== GOAL ==
Take the data below and extract the lines from the one with "Clone this chart in Plotly.js." to the one with "const colors = ['#3180db', '#0f2339', '#8bbb22', '#8c0000'];", inclusive, exactly as written.

== DATASET EXCERPTS ==
——————

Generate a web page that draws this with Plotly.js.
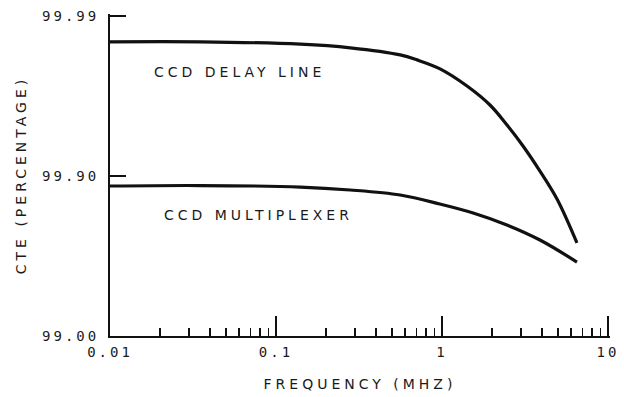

——————

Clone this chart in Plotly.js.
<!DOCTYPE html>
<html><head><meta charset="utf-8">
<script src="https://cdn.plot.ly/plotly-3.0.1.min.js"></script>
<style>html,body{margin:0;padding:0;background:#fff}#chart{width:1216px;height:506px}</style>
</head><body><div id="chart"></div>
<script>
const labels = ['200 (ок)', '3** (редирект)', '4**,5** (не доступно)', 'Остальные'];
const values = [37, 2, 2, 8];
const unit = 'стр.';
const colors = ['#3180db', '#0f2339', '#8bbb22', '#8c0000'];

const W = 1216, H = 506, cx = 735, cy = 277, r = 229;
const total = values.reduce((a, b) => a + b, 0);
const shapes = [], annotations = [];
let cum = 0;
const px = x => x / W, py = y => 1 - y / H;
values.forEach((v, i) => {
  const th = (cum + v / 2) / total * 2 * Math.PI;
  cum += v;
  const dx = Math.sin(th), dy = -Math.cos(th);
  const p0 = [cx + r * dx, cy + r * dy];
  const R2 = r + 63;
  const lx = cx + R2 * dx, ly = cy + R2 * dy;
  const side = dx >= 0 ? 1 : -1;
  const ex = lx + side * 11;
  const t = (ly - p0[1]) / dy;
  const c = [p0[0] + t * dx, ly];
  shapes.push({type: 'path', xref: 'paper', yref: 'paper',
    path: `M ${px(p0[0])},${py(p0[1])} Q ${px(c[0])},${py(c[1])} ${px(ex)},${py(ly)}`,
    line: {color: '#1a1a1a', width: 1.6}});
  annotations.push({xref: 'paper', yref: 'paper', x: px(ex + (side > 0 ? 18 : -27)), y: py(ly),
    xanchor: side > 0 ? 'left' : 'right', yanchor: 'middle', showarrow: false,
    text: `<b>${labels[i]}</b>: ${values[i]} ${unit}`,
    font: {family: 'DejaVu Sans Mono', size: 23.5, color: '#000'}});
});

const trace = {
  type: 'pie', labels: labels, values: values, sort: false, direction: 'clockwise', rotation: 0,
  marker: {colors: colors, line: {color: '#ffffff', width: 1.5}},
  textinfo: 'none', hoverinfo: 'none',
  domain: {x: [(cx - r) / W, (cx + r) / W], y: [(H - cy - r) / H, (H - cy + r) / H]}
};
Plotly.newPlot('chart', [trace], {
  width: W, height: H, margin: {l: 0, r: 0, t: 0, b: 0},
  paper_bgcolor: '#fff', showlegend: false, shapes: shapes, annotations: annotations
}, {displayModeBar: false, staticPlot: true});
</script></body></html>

——————

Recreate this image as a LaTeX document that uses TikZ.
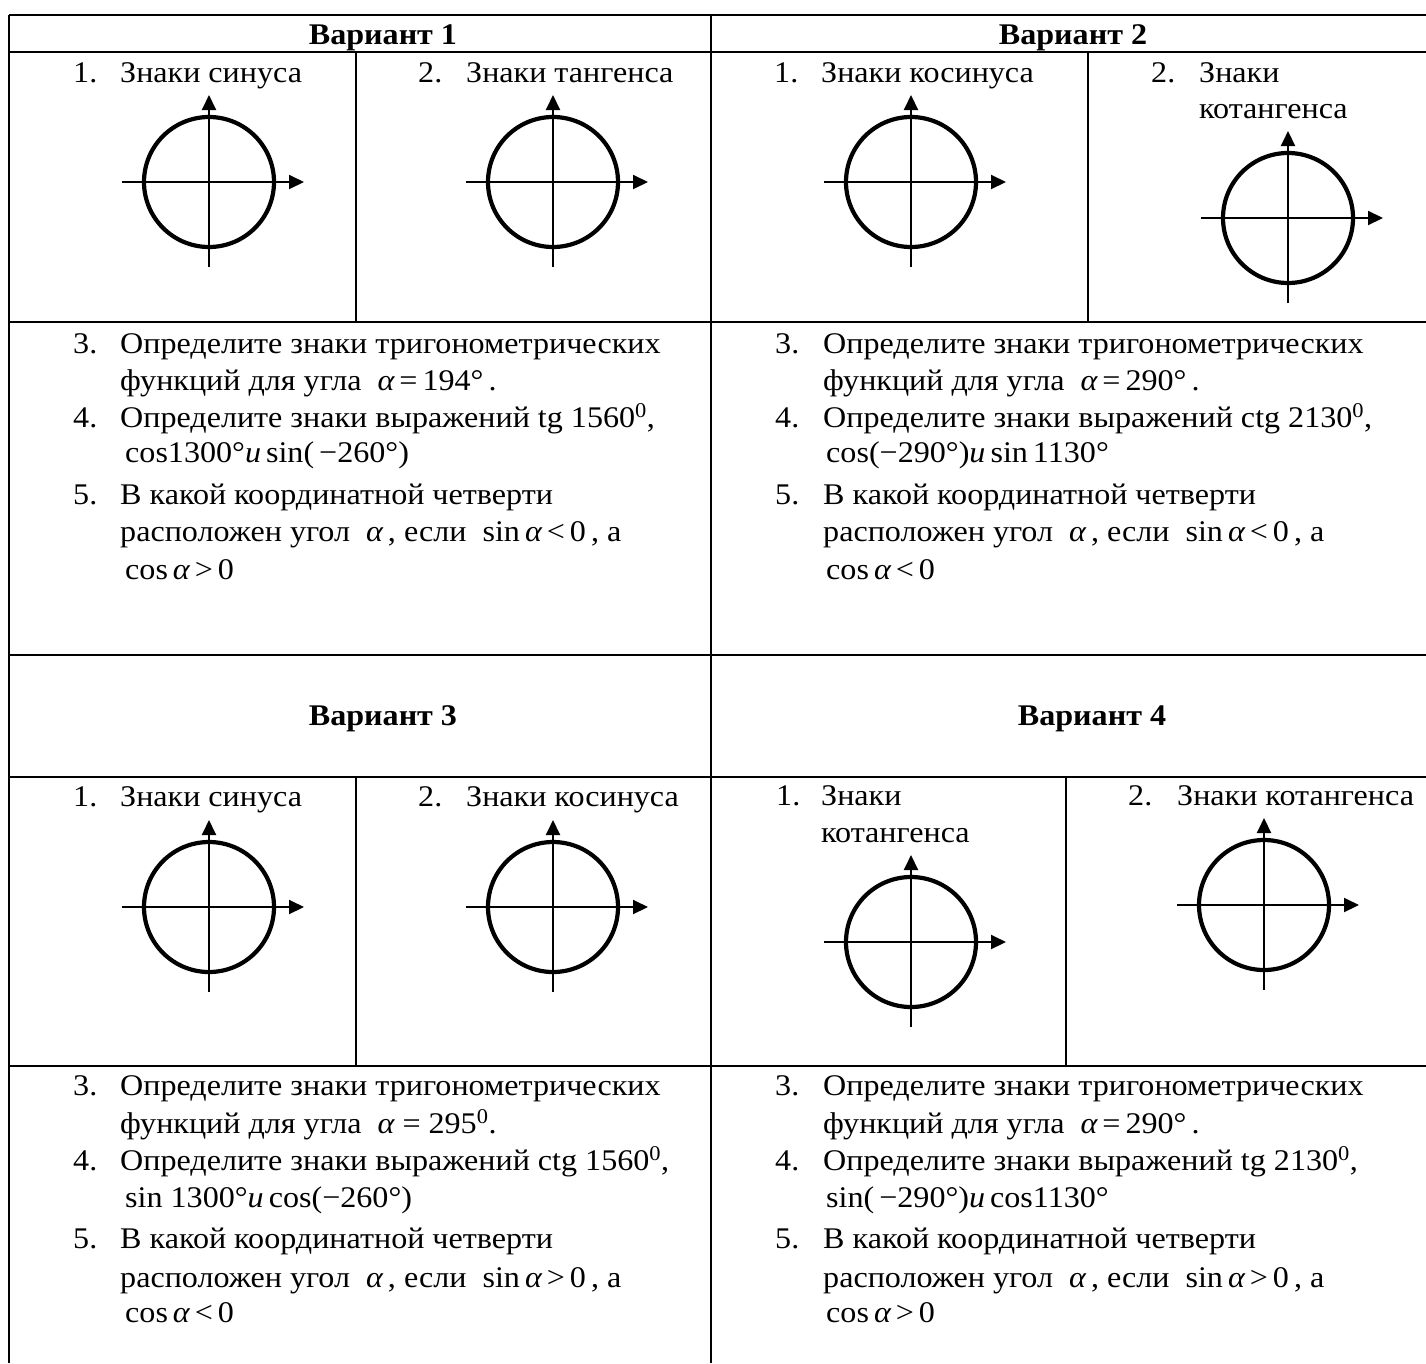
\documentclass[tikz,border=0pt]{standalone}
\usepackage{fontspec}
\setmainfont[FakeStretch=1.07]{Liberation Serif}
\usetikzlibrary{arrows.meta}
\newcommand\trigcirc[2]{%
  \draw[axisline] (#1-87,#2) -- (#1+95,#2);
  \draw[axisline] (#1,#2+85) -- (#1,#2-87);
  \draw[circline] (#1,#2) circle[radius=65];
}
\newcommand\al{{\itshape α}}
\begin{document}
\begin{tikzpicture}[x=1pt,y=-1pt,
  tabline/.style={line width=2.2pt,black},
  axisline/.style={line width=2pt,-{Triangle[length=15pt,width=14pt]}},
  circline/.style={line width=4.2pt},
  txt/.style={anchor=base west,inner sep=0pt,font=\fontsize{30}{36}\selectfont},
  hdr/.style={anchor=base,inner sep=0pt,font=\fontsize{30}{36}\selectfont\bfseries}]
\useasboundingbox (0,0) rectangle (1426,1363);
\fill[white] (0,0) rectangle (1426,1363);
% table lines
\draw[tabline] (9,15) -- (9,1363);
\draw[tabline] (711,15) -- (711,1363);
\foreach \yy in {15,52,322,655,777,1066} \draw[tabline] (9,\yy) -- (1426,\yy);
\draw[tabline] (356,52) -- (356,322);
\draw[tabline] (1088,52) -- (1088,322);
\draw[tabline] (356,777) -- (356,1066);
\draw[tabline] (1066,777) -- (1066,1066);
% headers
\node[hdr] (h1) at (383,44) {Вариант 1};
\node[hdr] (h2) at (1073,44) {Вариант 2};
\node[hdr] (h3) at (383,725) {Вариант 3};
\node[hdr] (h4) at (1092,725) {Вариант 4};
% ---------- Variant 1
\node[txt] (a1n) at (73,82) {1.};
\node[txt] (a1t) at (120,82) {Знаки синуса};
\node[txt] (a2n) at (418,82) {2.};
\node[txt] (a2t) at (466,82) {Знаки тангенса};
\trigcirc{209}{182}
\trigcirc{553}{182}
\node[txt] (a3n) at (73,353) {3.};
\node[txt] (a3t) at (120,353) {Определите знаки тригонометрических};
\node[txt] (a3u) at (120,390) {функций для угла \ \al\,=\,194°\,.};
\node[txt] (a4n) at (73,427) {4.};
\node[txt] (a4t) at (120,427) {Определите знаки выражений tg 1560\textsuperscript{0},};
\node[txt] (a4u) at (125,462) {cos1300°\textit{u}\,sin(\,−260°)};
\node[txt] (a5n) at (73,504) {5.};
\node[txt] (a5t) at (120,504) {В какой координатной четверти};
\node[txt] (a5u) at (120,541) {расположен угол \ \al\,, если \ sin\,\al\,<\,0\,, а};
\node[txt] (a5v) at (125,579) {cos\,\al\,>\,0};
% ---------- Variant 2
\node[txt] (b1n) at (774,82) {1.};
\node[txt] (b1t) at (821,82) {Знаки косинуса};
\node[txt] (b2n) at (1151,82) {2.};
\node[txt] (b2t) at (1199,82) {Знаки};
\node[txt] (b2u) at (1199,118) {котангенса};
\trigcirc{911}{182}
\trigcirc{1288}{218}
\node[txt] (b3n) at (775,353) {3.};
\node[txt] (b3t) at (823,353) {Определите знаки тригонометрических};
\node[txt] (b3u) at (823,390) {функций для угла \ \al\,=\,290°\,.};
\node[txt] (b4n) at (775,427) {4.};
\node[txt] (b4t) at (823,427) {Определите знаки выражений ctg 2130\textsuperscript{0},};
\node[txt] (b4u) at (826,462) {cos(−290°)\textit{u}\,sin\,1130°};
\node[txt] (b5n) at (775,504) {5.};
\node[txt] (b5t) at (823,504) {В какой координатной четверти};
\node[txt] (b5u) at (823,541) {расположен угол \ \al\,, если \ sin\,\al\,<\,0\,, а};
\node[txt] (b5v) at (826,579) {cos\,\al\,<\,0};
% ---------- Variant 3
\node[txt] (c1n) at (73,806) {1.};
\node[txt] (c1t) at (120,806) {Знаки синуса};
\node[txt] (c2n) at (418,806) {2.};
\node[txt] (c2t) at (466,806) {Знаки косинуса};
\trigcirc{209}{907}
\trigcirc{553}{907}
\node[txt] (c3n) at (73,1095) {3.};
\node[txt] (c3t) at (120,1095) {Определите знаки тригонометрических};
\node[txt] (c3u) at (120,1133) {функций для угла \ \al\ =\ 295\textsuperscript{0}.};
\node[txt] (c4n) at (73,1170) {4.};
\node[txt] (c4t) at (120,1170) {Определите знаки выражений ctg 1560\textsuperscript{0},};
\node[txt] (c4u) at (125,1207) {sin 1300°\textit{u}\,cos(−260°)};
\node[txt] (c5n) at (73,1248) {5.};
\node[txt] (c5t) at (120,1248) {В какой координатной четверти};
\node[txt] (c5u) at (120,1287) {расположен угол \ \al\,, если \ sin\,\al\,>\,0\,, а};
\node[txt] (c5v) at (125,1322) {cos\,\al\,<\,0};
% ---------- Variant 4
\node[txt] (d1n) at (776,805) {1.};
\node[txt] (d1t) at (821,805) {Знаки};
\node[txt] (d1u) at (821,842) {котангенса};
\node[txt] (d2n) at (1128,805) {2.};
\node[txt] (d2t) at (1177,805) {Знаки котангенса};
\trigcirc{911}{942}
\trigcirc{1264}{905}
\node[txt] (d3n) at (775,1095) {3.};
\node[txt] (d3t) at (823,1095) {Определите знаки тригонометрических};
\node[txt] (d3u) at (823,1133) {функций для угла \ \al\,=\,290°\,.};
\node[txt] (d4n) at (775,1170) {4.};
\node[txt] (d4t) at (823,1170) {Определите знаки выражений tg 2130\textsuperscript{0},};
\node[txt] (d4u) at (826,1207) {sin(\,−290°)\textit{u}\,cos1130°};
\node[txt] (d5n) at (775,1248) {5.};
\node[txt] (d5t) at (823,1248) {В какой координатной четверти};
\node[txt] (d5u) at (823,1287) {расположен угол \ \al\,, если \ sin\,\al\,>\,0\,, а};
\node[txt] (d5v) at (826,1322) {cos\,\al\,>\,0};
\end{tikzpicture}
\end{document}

——————

== WRITTEN RESPONSE ==
Clone this chart in Plotly.js.
<!DOCTYPE html>
<html><head><meta charset="utf-8">
<script src="https://cdn.plot.ly/plotly-3.0.1.min.js"></script>
<style>html,body{margin:0;padding:0;background:#fff}#chart{width:1216px;height:506px}</style>
</head><body><div id="chart"></div>
<script>
const labels = ['200 (ок)', '3** (редирект)', '4**,5** (не доступно)', 'Остальные'];
const values = [37, 2, 2, 8];
const unit = 'стр.';
const colors = ['#3180db', '#0f2339', '#8bbb22', '#8c0000'];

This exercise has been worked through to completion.